Но интереснее фактических и теоретических сведений Гоголя в области зодчества образный рисунок тех грандиозных построек, которыми он желал бы украсить современные улицы: через них отчетливо проступает лицо его литературного стиля, воссоздающего себя в смелой архитектурной проекции. Гоголя привлекают памятники, «ужасные своею огромностью, перед которыми мысль немеет от изумления», созданные «одним только воображением», поражающие совмещением резких противоположностей.
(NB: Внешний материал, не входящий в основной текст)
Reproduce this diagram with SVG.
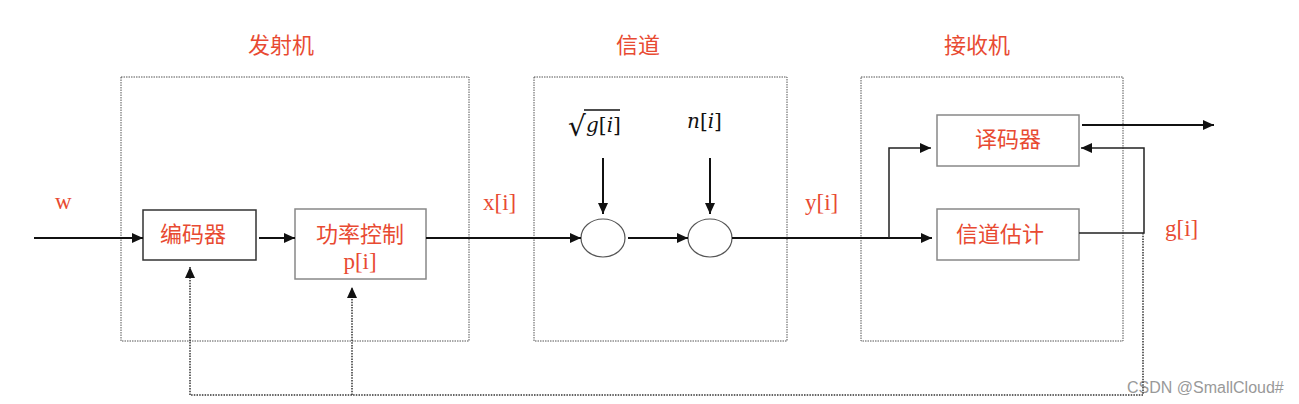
<svg xmlns="http://www.w3.org/2000/svg" width="1299" height="404" viewBox="0 0 1299 404">
<style>
.grp{fill:none;stroke:#555;stroke-width:1;stroke-dasharray:1.5,1}
.box{fill:#fff;stroke:#888;stroke-width:1.5}
.dark{stroke:#333}
.ell{fill:#fff;stroke:#555;stroke-width:1.2}
.ln{fill:none;stroke:#111;stroke-width:2}
.thin{fill:none;stroke:#222;stroke-width:1.5}
.dot{fill:none;stroke:#333;stroke-width:1.5;stroke-dasharray:1.5,1.2}
.cn{font-family:"Noto Sans CJK SC","Noto Sans",sans-serif;fill:#e84a32;font-size:22px}
.lat{font-family:"Liberation Serif",serif;fill:#e84a32;font-size:23px}
.math{font-family:"DejaVu Serif","Liberation Serif",serif;fill:#111;font-size:20px}
.it{font-style:italic}
.wm{font-family:"Liberation Sans",Arial,sans-serif;fill:#999;font-size:16px}
</style>
<defs>
<marker id="ah" markerUnits="userSpaceOnUse" markerWidth="11" markerHeight="10" refX="11" refY="5" orient="auto">
<path d="M0,0 L11,5 L0,10 z" fill="#111"/>
</marker>
</defs>

<g id="transmitter">
<rect class="grp" x="121" y="77" width="348" height="264"/>
<text class="cn" x="281" y="53" text-anchor="middle">发射机</text>
</g>
<g id="channel">
<rect class="grp" x="534" y="77" width="253" height="264"/>
<text class="cn" x="638" y="53" text-anchor="middle">信道</text>
</g>
<g id="receiver">
<rect class="grp" x="861" y="77" width="262" height="264"/>
<text class="cn" x="977" y="53" text-anchor="middle">接收机</text>
</g>

<g id="encoder">
<rect class="box dark" x="143" y="210" width="113" height="50"/>
<text class="cn" x="193" y="242" text-anchor="middle">编码器</text>
</g>
<g id="power">
<rect class="box" x="295" y="209" width="131" height="70"/>
<text class="cn" x="360" y="242" text-anchor="middle">功率控制</text>
<text class="lat" x="360" y="269" text-anchor="middle">p[i]</text>
</g>
<g id="mult">
<ellipse class="ell" cx="603" cy="238" rx="22" ry="19"/>
</g>
<g id="add">
<ellipse class="ell" cx="710" cy="238" rx="22" ry="19"/>
</g>
<g id="decoder">
<rect class="box" x="937" y="115" width="142" height="51"/>
<text class="cn" x="1008" y="147" text-anchor="middle">译码器</text>
</g>
<g id="estimator">
<rect class="box" x="937" y="209" width="142" height="51"/>
<text class="cn" x="1000" y="242" text-anchor="middle">信道估计</text>
</g>

<g id="labels">
<text class="lat" x="55" y="209">w</text>
<text class="lat" x="483" y="210">x[i]</text>
<text class="lat" x="805" y="210">y[i]</text>
<text class="lat" x="1165" y="236">g[i]</text>
<text font-family="DejaVu Sans,sans-serif" font-size="28" fill="#111" x="568" y="136">√</text>
<line x1="584" y1="110" x2="620" y2="110" stroke="#111" stroke-width="1.3"/>
<text class="math" x="586" y="132"><tspan class="it">g</tspan>[<tspan class="it">i</tspan>]</text>
<text class="math" x="687" y="128"><tspan class="it">n</tspan>[<tspan class="it">i</tspan>]</text>
<text class="wm" x="1127" y="393">CSDN @SmallCloud#</text>
</g>

<g id="connectors">
<line class="ln" x1="34" y1="238" x2="143" y2="238" marker-end="url(#ah)"/>
<line class="ln" x1="259" y1="238" x2="295" y2="238" marker-end="url(#ah)"/>
<line class="ln" x1="426" y1="238" x2="581" y2="238" marker-end="url(#ah)"/>
<line class="ln" x1="628" y1="238" x2="688" y2="238" marker-end="url(#ah)"/>
<line class="ln" x1="603" y1="158" x2="603" y2="214" marker-end="url(#ah)"/>
<line class="ln" x1="710" y1="158" x2="710" y2="214" marker-end="url(#ah)"/>
<line class="ln" x1="732" y1="238" x2="932" y2="238" marker-end="url(#ah)"/>
<polyline class="thin" points="889,238 889,148 931,148" marker-end="url(#ah)"/>
<line class="ln" x1="1082" y1="125" x2="1214" y2="125" marker-end="url(#ah)"/>
<polyline class="thin" points="1079,233 1144,233 1144,148 1081,148" marker-end="url(#ah)"/>
<polyline class="dot" points="1143,233 1143,395 190,395 190,267" marker-end="url(#ah)"/>
<line class="dot" x1="352" y1="395" x2="352" y2="287" marker-end="url(#ah)"/>
</g>
</svg>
Диспропорция, контраст, пестрота, теснота, расточительность, расчлененность, неровность вводятся как условия истинно колоссального здания, напоминающего излюбленные его картины с перепутанными деревьями.
«Но если, — фантазирует Гоголь, — целые этажи повиснут, если перекинутся смелые арки, если целые массы вместо тяжелых колонн очутятся на сквозных чугунных подпорах, если дом обвесится снизу доверху балконами с узорными чугунными перилами, и от них висящие чугунные украшения, в тысячах разнообразных видов, облекут его своею легкою сетью, и он будет глядеть сквозь них, как сквозь прозрачный вуаль, когда эти чугунные сквозные украшения, обвитые около круглой, прекрасной башни, полетят вместе с нею в небо, — какую легкость, какую эстетическую воздушность приобретут тогда дома наши!»